To do this, Digital Cognition leverages decades of enterprise knowledge and makes the information universally accessible. And with each new action, the enterprise knowledge base becomes even more comprehensive. That’s how Digital Cognition not only empowers the workforce to perform more efficiently, it also expands enterprise knowledge and capabilities in real time.

How XAI builds industrial resilience 

The industrial skills gap isn’t just a workforce problem — it’s an operational risk for businesses. According to market research firm IDC, some labor-intensive industries lose 20% to 30% of revenues every year due to inefficiencies. This is where AI can prove invaluable, by helping organizations work smarter, faster and safer.

Take Honeywell’s Field PKS (Process Knowledge System) system as an example of how the Digital Cognition concept can be applied in real world industrial activities. By analyzing historical service records, Field PKS guides workers in solving complex issues that would otherwise require an expert. The issues Field PKS can address range from a board operator making the best decision based on a pattern of alarms to a maintenance technician identifying the root cause of a rotating asset that is cavitating and making a noise. It’s like having the world’s best expert accompany every employee 24/7, helping less seasoned workers perform at their best. 

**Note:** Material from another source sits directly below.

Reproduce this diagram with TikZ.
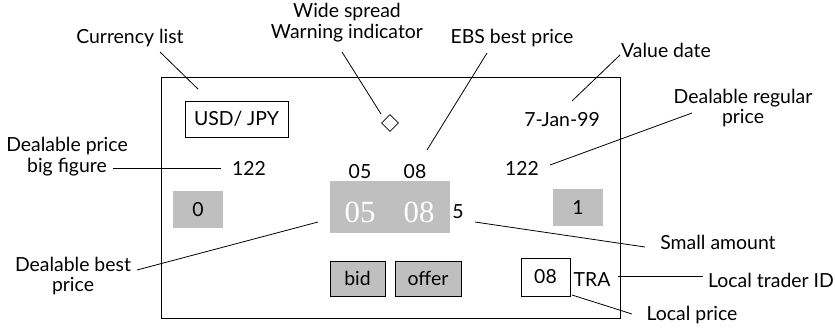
\documentclass[tikz,border=0pt]{standalone}
\usepackage{fontspec}
\usetikzlibrary{shapes.geometric}
\setmainfont{Lato}
\newfontfamily\serifnum{Liberation Serif}
\begin{document}
\begin{tikzpicture}[x=1bp,y=-1bp,
  lbl/.style={font=\fontsize{19.5}{21}\selectfont, inner sep=0pt, align=center},
  val/.style={font=\fontsize{19.5}{21}\selectfont, inner sep=0pt},
  graybox/.style={fill=gray!50!white, draw=none},
  btn/.style={fill=gray!50!white, draw=black, line width=0.8pt},
  wbox/.style={fill=white, draw=black, line width=0.8pt},
  lead/.style={line width=0.8pt},
  big/.style={font=\serifnum\fontsize{31}{31}\selectfont, text=white, inner sep=0pt}]
\useasboundingbox (0,0) rectangle (835,327);
% frame
\draw[line width=0.8pt] (161,77) rectangle (620,318);
% boxes
\node[wbox, minimum width=103bp, minimum height=36bp, inner sep=0pt] (usd) at (236.5,119) {};
\node[val] (usdt) at (236.5,119) {USD/ JPY};
\node[draw, line width=0.8pt, shape=diamond, minimum size=17bp, inner sep=0pt] (dia) at (390,123) {};
\fill[graybox] (330,181) rectangle (450,233);
\node[big] (b05) at (360,212) {05};
\node[big] (b08) at (419,212) {08};
\node[val] (s05) at (360,172) {05};
\node[val] (s08) at (415,172) {08};
\node[val] (five) at (458,212) {5};
\node[graybox, minimum width=50bp, minimum height=37bp, inner sep=0pt] (box0) at (198,209.5) {};
\node[val] at (198,209.5) {0};
\node[graybox, minimum width=50bp, minimum height=37bp, inner sep=0pt] (box1) at (578,207.5) {};
\node[val] at (578,207.5) {1};
\node[btn, minimum width=55bp, minimum height=35bp, inner sep=0pt] (bid) at (357.5,278.5) {};
\node[val] at (357.5,278.5) {bid};
\node[btn, minimum width=66bp, minimum height=35bp, inner sep=0pt] (offer) at (428,278.5) {};
\node[val] at (428,278.5) {offer};
\node[wbox, minimum width=49bp, minimum height=38bp, inner sep=0pt] (lp) at (545.5,277) {};
\node[val] at (545.5,277) {08};
\node[val] (tra) at (592,280) {TRA};
\node[val] (l122) at (249,168) {122};
\node[val] (r122) at (522,168) {122};
\node[val] (date) at (562,120) {7-Jan-99};
% labels
\node[lbl] (cur) at (130,38) {Currency list};
\node[lbl] (wide) at (347,23) {Wide spread\\Warning indicator};
\node[lbl] (ebs) at (512,38) {EBS best price};
\node[lbl] (vd) at (666,50) {Value date};
\node[lbl] (drp) at (743,108) {Dealable regular\\price};
\node[lbl] (dpbf) at (67,157) {Dealable price\\big figure};
\node[lbl] (sa) at (718,242) {Small amount};
\node[lbl] (dbp) at (73,276) {Dealable best\\price};
\node[lbl] (ltid) at (771,280) {Local trader ID};
\node[lbl] (lpr) at (692,315) {Local price};
% leader coordinates
\coordinate (pa1) at (160,52); \coordinate (pb1) at (198,89);
\coordinate (pa2) at (342,52); \coordinate (pb2) at (381,114);
\coordinate (pa3) at (487,53); \coordinate (pb3) at (427,150);
\coordinate (pa4) at (620,55); \coordinate (pb4) at (572,101);
\coordinate (pa5) at (692,113); \coordinate (pb5) at (550,165);
\coordinate (pa6) at (113,168); \coordinate (pb6) at (221,168);
\coordinate (pa7) at (475,222); \coordinate (pb7) at (645,247);
\coordinate (pa8) at (137,270); \coordinate (pb8) at (318,222);
\coordinate (pa9) at (618,276); \coordinate (pb9) at (703,276);
\coordinate (pa10) at (572,295); \coordinate (pb10) at (632,314);
\foreach \i in {1,...,10} \draw[lead] (pa\i) -- (pb\i);
\end{tikzpicture}
\end{document}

The result of having this kind of expert decision-making assistance is faster response times, less downtime and greater efficiency.

The Digital Cognition concept is already beginning to transform how businesses operate. Honeywell’s collaborations with industry leaders like Chevron and Qualcomm demonstrate this:

  • With Chevron, we are working to enable operators to infuse AI into Honeywell's Experion distributed control system (DCS) as part of a co-innovation project centered on AI-enabled operational guidance to better inform control room decisions. Together, Chevron and Honeywell are working to develop a new generation of AI-assisted alarm management solutions that will help operators make decisions to increase the efficiency, safety and reliability of process operations and industrial assets. The new solutions will include an Alarm Guidance application that provides operators with guided and specific actions to effectively respond to alarms and operational events, helping to reduce lost profit opportunities and process safety incidents. Using AI technology, the system will mine historical data on past actions to identify patterns of alarms and the corresponding operator actions that successfully return the process to normal operation.

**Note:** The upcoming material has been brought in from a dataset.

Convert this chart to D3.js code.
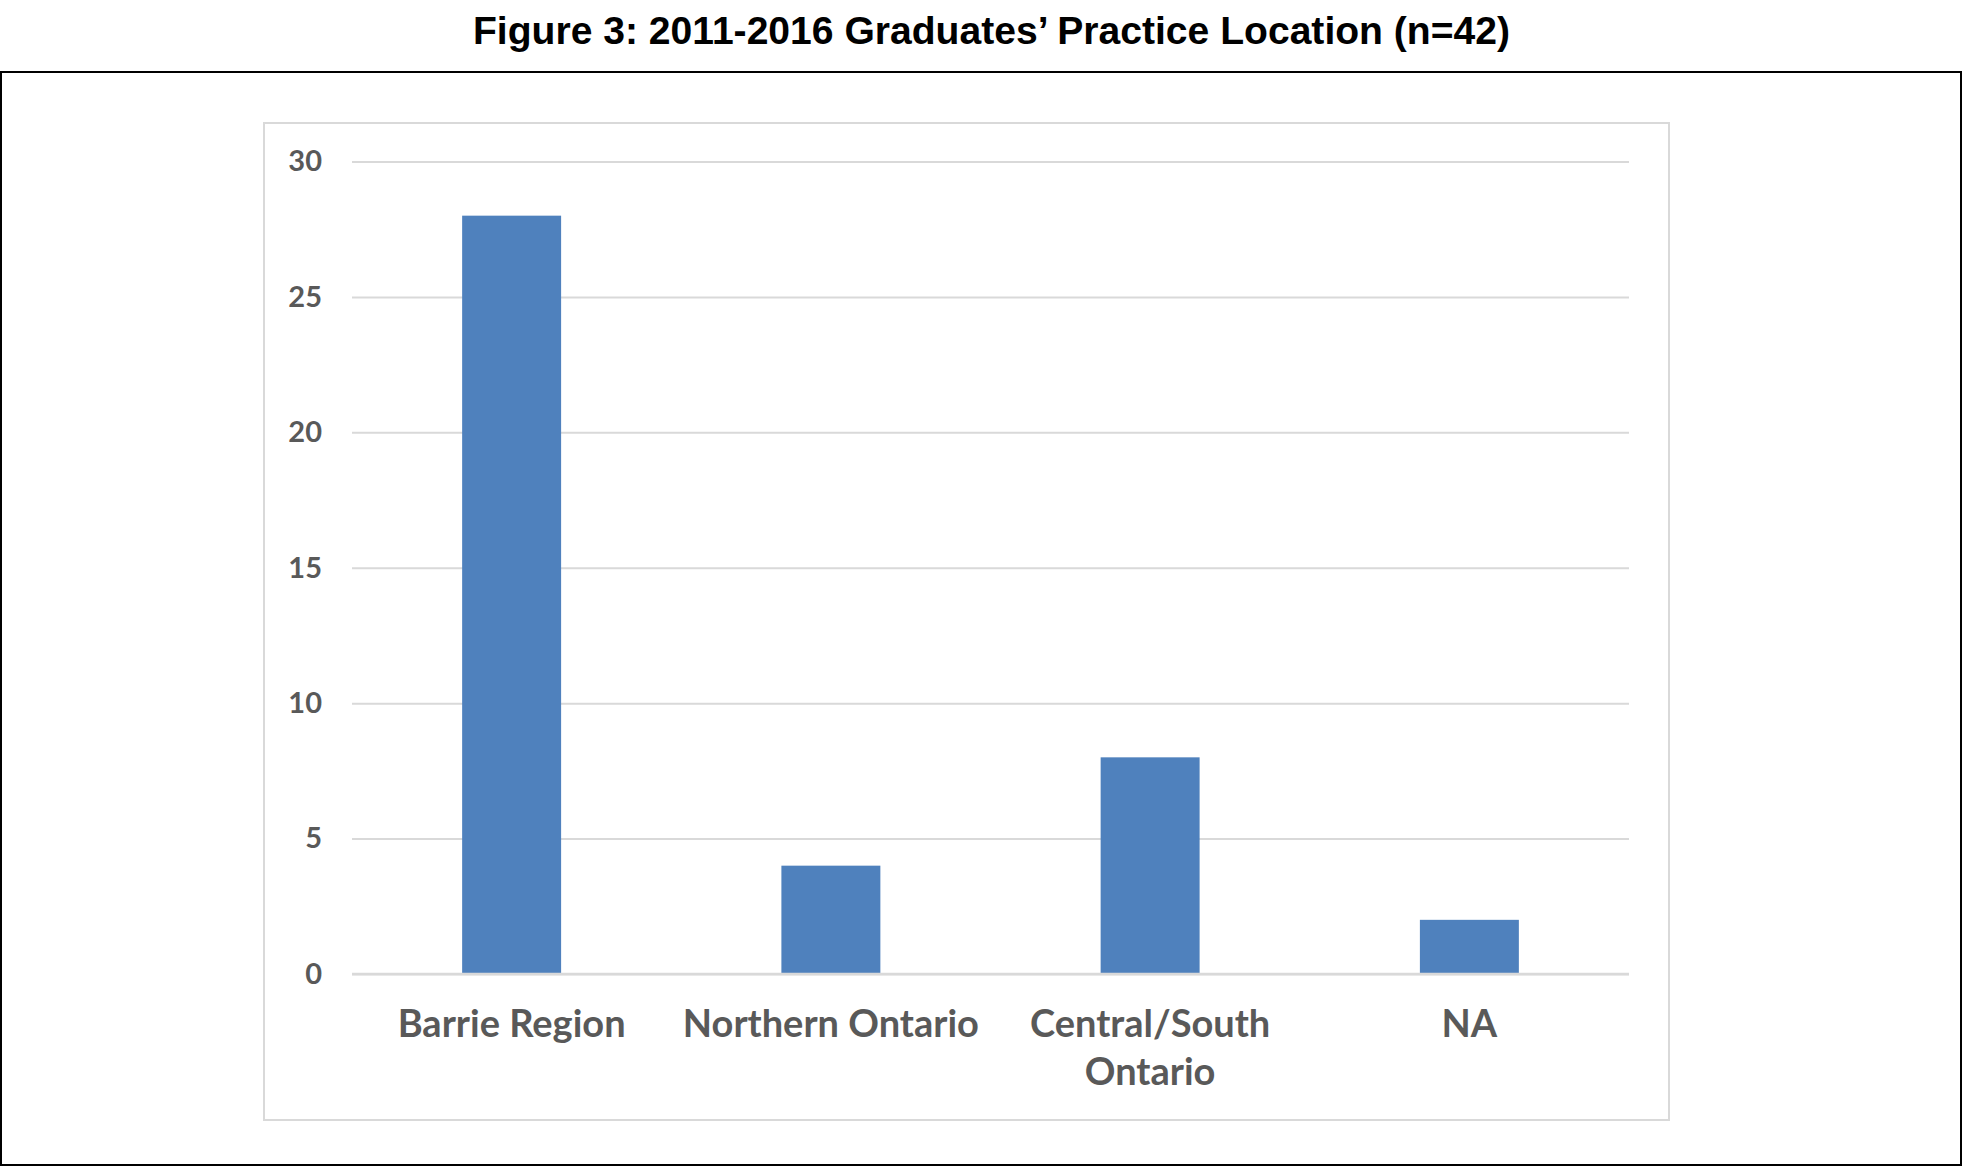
<!DOCTYPE html>
<html>
<head>
<meta charset="utf-8">
<script src="https://cdn.jsdelivr.net/npm/d3@7"></script>
<style>
  html, body { margin: 0; padding: 0; background: #fff; }
  svg { display: block; }
</style>
</head>
<body>
<svg id="chart" width="1964" height="1167"></svg>
<script>
const title = "Figure 3: 2011-2016 Graduates’ Practice Location (n=42)";
const categories = ["Barrie Region", "Northern Ontario", "Central/South Ontario", "NA"];
const values = [28, 4, 8, 2];
const yTicks = [0, 5, 10, 15, 20, 25, 30];

const svg = d3.select("#chart");

// outer frame
svg.append("rect")
  .attr("x", 1).attr("y", 72).attr("width", 1960).attr("height", 1093)
  .attr("fill", "none").attr("stroke", "#000").attr("stroke-width", 2);

// title
svg.append("text")
  .attr("x", 991.5).attr("y", 44)
  .attr("text-anchor", "middle")
  .attr("font-family", "'Liberation Sans', Arial, sans-serif")
  .attr("font-weight", "bold")
  .attr("font-size", 38)
  .attr("textLength", 1037)
  .attr("lengthAdjust", "spacingAndGlyphs")
  .attr("fill", "#000")
  .text(title);

// chart area box
svg.append("rect")
  .attr("x", 264).attr("y", 123).attr("width", 1405).attr("height", 997)
  .attr("fill", "#fff").attr("stroke", "#D9D9D9").attr("stroke-width", 2);

const plot = { left: 352, right: 1629, top: 161.5, bottom: 974 };

const x = d3.scaleBand()
  .domain(categories)
  .range([plot.left, plot.right])
  .paddingInner(0.69)
  .paddingOuter(0.345);

const y = d3.scaleLinear().domain([0, 30]).range([plot.bottom, plot.top]);

// y axis with gridlines
const yAxis = svg.append("g")
  .attr("transform", `translate(${plot.left},0)`)
  .call(d3.axisLeft(y).tickValues(yTicks).tickSize(-(plot.right - plot.left)).tickPadding(30));
yAxis.select(".domain").remove();
yAxis.selectAll(".tick line").attr("stroke", "#D9D9D9").attr("stroke-width", 2);
yAxis.selectAll(".tick text")
  .attr("font-family", "Lato, 'Open Sans', sans-serif")
  .attr("font-weight", "bold")
  .attr("font-size", 29)
  .attr("fill", "#595959");

// bars
svg.append("g").selectAll("rect")
  .data(values)
  .join("rect")
  .attr("x", (d, i) => x(categories[i]))
  .attr("y", d => y(d))
  .attr("width", x.bandwidth())
  .attr("height", d => y(0) - y(d))
  .attr("fill", "#4F81BD");

// baseline
svg.append("line")
  .attr("x1", plot.left).attr("x2", plot.right)
  .attr("y1", y(0)).attr("y2", y(0))
  .attr("stroke", "#D9D9D9").attr("stroke-width", 2.5);

// x axis labels with wrapping
const xAxis = svg.append("g")
  .attr("transform", `translate(0,${plot.bottom})`)
  .call(d3.axisBottom(x).tickSize(0).tickPadding(0));
xAxis.select(".domain").remove();
const step = x.step();
const y0 = 63;
xAxis.selectAll(".tick text")
  .attr("font-family", "Lato, 'Open Sans', sans-serif")
  .attr("font-weight", "bold")
  .attr("font-size", 38)
  .attr("fill", "#595959")
  .attr("dy", null)
  .attr("y", y0)
  .each(function(d) {
    const t = d3.select(this);
    const words = d.split(" ");
    t.text(null);
    let line = [];
    let lineNo = 0;
    let tspan = t.append("tspan").attr("x", 0).attr("y", y0);
    for (const w of words) {
      line.push(w);
      tspan.text(line.join(" "));
      if (tspan.node().getComputedTextLength() > step - 10 && line.length > 1) {
        line.pop();
        tspan.text(line.join(" "));
        line = [w];
        lineNo++;
        tspan = t.append("tspan").attr("x", 0).attr("y", y0 + lineNo * 48).text(w);
      }
    }
  });
</script>
</body>
</html>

  • At Qualcomm, Honeywell is incorporating Qualcomm Technologies' connectivity and AI capabilities into the Honeywell Field PKS. By integrating these capabilities, Honeywell's Field PKS will be able to help provide connectivity to remote manufacturing facilities for greater data capture and analytics at the edge. A key aspect of this partnership focuses on combining Qualcomm's low-power, AI-enabled processors with native wireless connectivity, software and computer vision with Honeywell's sensing technologies to develop a family of industrial sensors for monitoring process parameters, asset parameters and environmental conditions. 

These partnerships highlight how these AI-driven solutions are not only practical but transformative for industry.

The AI-powered workforce of the future

The future industrial workforce will look very different from today’s. Thanks to the power of AI to create a new level of cognition, employees will spend less time troubleshooting and more time solving meaningful problems. They’ll gain expertise faster, work more safely and adapt to new challenges with confidence.

For businesses, the stakes are clear. Those that adopt AI now will lead in operational efficiency, employee retention and market relevance. The divide between those who embrace these changes and those who hesitate will only grow wider. AI isn’t just a tool; it’s a competitive edge and a key to long-term success.

The time to act is now. AI is the bridge between today’s challenges and tomorrow’s opportunities. By embracing these tools and partnerships, industries can close the skills gap, build resilience and create a workforce ready to tackle whatever comes next.

Jason Urso is chief technology officer and vice president of Honeywell Industrial Automation.